Which brings us to the question of Lincoln’s halfway measures, whose fuller context we need to remember. He rose to prominence as a politician who was antislavery but also anti-abolitionist. The strategy he preferred would have contained the spread of slavery, then gradually eliminated it—as opposed to overturning the institution in one grand liberatory gesture. Such a position perhaps seems incoherent now, and it failed in the end, since the South concluded that it could not trust President Lincoln, who received not a single electoral vote from the South, to protect its “peculiar institution.” But it was a position predicated on Lincoln’s belief that the maintenance of the Union was the key to all other political goods.

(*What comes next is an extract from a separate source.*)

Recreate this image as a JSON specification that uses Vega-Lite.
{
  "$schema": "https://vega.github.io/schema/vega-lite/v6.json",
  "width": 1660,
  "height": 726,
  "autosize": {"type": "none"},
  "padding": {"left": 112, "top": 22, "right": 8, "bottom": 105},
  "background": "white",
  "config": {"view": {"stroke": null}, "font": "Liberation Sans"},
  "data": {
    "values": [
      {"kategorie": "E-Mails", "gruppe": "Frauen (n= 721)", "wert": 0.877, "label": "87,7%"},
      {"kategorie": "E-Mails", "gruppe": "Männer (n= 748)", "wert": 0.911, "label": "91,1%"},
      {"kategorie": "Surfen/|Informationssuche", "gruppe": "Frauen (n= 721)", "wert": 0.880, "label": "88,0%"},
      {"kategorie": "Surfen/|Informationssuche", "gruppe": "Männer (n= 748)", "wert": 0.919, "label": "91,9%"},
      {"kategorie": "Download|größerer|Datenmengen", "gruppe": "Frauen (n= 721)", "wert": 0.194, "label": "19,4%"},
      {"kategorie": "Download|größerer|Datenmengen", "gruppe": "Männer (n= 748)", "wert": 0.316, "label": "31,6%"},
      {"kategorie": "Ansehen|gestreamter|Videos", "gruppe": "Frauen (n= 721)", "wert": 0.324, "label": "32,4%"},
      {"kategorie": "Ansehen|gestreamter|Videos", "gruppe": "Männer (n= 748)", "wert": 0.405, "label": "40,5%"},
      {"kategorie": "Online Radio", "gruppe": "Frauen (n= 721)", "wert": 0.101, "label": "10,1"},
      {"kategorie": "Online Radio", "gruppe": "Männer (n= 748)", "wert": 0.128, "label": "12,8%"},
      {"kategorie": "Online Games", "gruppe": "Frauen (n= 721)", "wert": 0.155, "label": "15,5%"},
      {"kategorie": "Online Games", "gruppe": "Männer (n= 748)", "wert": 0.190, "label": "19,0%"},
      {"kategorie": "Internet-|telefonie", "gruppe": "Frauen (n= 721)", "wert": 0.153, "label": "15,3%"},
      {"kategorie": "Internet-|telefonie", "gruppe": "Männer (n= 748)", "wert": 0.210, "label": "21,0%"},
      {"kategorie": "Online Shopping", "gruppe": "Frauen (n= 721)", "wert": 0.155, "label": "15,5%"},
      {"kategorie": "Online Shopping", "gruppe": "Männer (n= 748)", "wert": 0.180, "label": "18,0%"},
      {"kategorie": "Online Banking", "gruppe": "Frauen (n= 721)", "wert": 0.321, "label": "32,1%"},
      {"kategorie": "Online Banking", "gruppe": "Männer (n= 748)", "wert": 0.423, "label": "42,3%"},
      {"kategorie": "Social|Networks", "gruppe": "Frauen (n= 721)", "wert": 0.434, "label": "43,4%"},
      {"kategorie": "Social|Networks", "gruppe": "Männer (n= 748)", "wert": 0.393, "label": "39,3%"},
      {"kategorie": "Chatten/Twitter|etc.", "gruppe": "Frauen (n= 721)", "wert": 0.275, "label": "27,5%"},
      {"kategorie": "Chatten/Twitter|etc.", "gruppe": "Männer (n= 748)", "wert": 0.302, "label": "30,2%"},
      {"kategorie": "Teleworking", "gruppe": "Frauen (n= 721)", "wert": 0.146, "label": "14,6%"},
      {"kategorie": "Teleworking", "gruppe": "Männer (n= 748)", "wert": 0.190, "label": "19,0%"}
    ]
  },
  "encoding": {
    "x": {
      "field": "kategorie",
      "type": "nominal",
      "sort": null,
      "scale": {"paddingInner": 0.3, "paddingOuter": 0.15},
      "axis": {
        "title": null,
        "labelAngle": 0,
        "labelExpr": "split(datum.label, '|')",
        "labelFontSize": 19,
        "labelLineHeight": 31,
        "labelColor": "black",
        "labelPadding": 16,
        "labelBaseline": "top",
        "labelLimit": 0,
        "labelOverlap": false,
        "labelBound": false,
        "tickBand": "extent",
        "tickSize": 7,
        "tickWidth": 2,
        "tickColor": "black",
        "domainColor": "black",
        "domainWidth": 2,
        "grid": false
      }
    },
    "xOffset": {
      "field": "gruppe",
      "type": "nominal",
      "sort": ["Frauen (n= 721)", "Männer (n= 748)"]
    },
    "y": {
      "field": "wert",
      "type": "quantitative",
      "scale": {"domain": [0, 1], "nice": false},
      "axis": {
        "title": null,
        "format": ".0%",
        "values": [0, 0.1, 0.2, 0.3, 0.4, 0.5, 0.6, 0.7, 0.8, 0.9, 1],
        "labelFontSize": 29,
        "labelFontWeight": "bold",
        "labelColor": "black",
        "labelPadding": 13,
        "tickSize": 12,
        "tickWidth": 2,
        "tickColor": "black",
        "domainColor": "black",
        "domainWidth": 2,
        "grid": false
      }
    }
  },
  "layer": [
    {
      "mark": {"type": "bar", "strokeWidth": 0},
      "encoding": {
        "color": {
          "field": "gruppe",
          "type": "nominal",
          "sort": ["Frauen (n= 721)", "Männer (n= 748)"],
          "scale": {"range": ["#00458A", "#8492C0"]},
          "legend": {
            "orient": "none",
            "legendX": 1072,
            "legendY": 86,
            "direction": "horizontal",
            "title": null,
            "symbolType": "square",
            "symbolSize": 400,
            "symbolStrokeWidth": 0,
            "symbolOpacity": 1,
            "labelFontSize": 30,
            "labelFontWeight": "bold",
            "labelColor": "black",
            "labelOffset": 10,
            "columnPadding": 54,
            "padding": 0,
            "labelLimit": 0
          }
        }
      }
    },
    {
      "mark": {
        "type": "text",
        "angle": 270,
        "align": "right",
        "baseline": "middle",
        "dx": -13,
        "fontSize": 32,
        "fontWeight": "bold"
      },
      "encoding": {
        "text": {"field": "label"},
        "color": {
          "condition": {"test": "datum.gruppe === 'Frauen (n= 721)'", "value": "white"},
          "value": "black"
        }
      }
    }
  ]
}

We find it harder to swallow Lincoln’s frank disbelief in racial equality and his support for African colonization schemes. That such positions were common, even mildly progressive, in his day does not count for much with us. But what should count for us is the fact that, in the maelstrom of war, Lincoln overcame his disinclinations to see that the Union could only be preserved if it sought to achieve something greater than its own survival.
Statesmanship is not an abstract skill, but a contextual one, highly specific to the circumstances it finds. It is irresistible to wonder what kind of leader Lincoln would have been had there been no secession attempt after his election, or had he lived to be a postwar president. That the question is almost impossible to answer intelligently, though, tells us a great deal. Lincoln was above all a war president. Like it or not, that condition of history defined him. He was not elected to be such a president. He might have been no more effective in peacetime than Andrew Johnson was. And he might well have found out, as Winston Churchill or George H. W. Bush later did, that voters prefer very different kinds of leaders in times of peace and war. We will never know. In any event, such was not to be his destiny.